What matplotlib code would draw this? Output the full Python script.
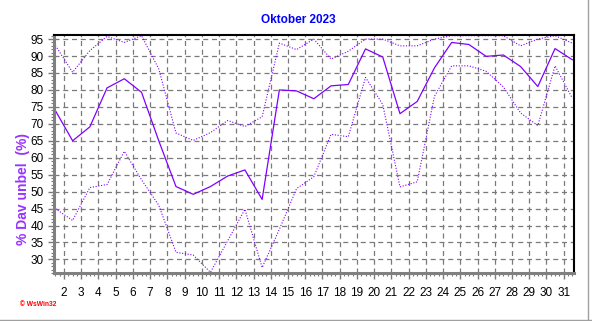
import matplotlib
matplotlib.use('Agg')
import matplotlib.pyplot as plt
from matplotlib.lines import Line2D
from matplotlib.ticker import MultipleLocator
import numpy as np

# Daily values for October 2023, plotted at midday
days = np.arange(1, 32) + 0.5
mean_vals = [73.9, 65.0, 69.1, 80.6, 83.3, 79.3, 65.0, 51.5, 49.2, 51.5,
             54.6, 56.4, 47.7, 80.0, 79.7, 77.4, 81.2, 81.6, 92.1, 89.7,
             73.0, 76.6, 86.5, 94.0, 93.4, 89.9, 90.3, 86.9, 81.0, 92.2, 88.9]
max_vals = [93.1, 85.2, 91.6, 95.8, 94.0, 96.0, 86.2, 67.3, 65.1, 67.4,
            71.0, 69.2, 72.1, 93.8, 91.9, 95.0, 89.1, 91.4, 95.0, 95.0,
            93.0, 93.0, 95.0, 96.0, 96.0, 96.0, 96.0, 93.0, 95.0, 96.0, 93.8]
min_vals = [45.0, 41.5, 51.2, 52.1, 61.9, 53.5, 46.0, 32.1, 31.3, 26.2,
            35.5, 44.8, 27.6, 38.9, 50.9, 54.4, 66.9, 66.2, 83.7, 75.7,
            51.4, 52.9, 78.1, 87.1, 87.1, 85.5, 80.9, 73.2, 69.5, 87.1, 77.6]
xtick_days = list(range(2, 32))
ytick_vals = list(range(30, 100, 5))

line_color = '#8000ff'
grid_color = '#7a7a7a'

plt.rcParams['font.family'] = 'Liberation Sans'

fig = plt.figure(figsize=(5.92, 3.21), dpi=100)
fig.patch.set_facecolor('white')
ax = fig.add_axes([54 / 592, 48 / 321, 520 / 592, 238 / 321])

ax.plot(days, max_vals, color=line_color, lw=0.8, linestyle=(0, (1, 1.5)))
ax.plot(days, min_vals, color=line_color, lw=0.8, linestyle=(0, (1, 1.5)))
ax.plot(days, mean_vals, color=line_color, lw=0.9)

ax.set_xlim(1.42, 31.6)
ax.set_ylim(26.0, 96.2)

ax.set_xticks(xtick_days)
ax.set_xticklabels([str(d) for d in xtick_days])
ax.xaxis.set_minor_locator(MultipleLocator(0.25))
ax.set_yticks(ytick_vals)
ax.yaxis.set_minor_locator(MultipleLocator(1))

ax.tick_params(axis='both', which='major', labelsize=8.5, colors=grid_color,
               labelcolor='black', length=4, width=1)
ax.tick_params(axis='both', which='minor', colors=grid_color, length=2, width=0.8)
ax.tick_params(axis='x', pad=6)

ax.grid(True, which='major', color=grid_color, linestyle=(0, (4, 3)), linewidth=0.9)
ax.set_axisbelow(True)

for side in ['left', 'bottom']:
    ax.spines[side].set_color('#808080')
    ax.spines[side].set_linewidth(2.2)
for side in ['top', 'right']:
    ax.spines[side].set_color('black')
    ax.spines[side].set_linewidth(1.5)

fig.text(298 / 592, 1 - 20 / 321, 'Oktober 2023', color='#0000ff',
         fontsize=8.5, fontweight='bold', ha='center', va='center')
fig.text(23 / 592, 1 - 189 / 321, '% Dav unbel  (%)', color='#9933ff',
         fontsize=10, fontweight='bold', rotation=90, ha='center', va='center')
fig.text(20 / 592, 1 - 305 / 321, '© WsWin32', color='red',
         fontsize=4.8, fontweight='bold', ha='left', va='center')

# thin outer frame on right and bottom
fig.add_artist(Line2D([588 / 592, 588 / 592], [0, 1], color='#a0a0a0', lw=1))
fig.add_artist(Line2D([0, 1], [1.5 / 321, 1.5 / 321], color='#a0a0a0', lw=1))

fig.savefig('out.png', dpi=100, facecolor='white')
━━━━━━━━━━━━━━━━━━━━
◆ **WHAT IS BEING ASKED**
Every line from the top of the material above through the line with "import numpy as np" should be duplicated exactly, please; leave out the pictures.

◆ **THE COMPLETED TASK**
What matplotlib code would draw this? Output the full Python script.
import matplotlib
matplotlib.use('Agg')
import matplotlib.pyplot as plt
from matplotlib.lines import Line2D
from matplotlib.ticker import MultipleLocator
import numpy as np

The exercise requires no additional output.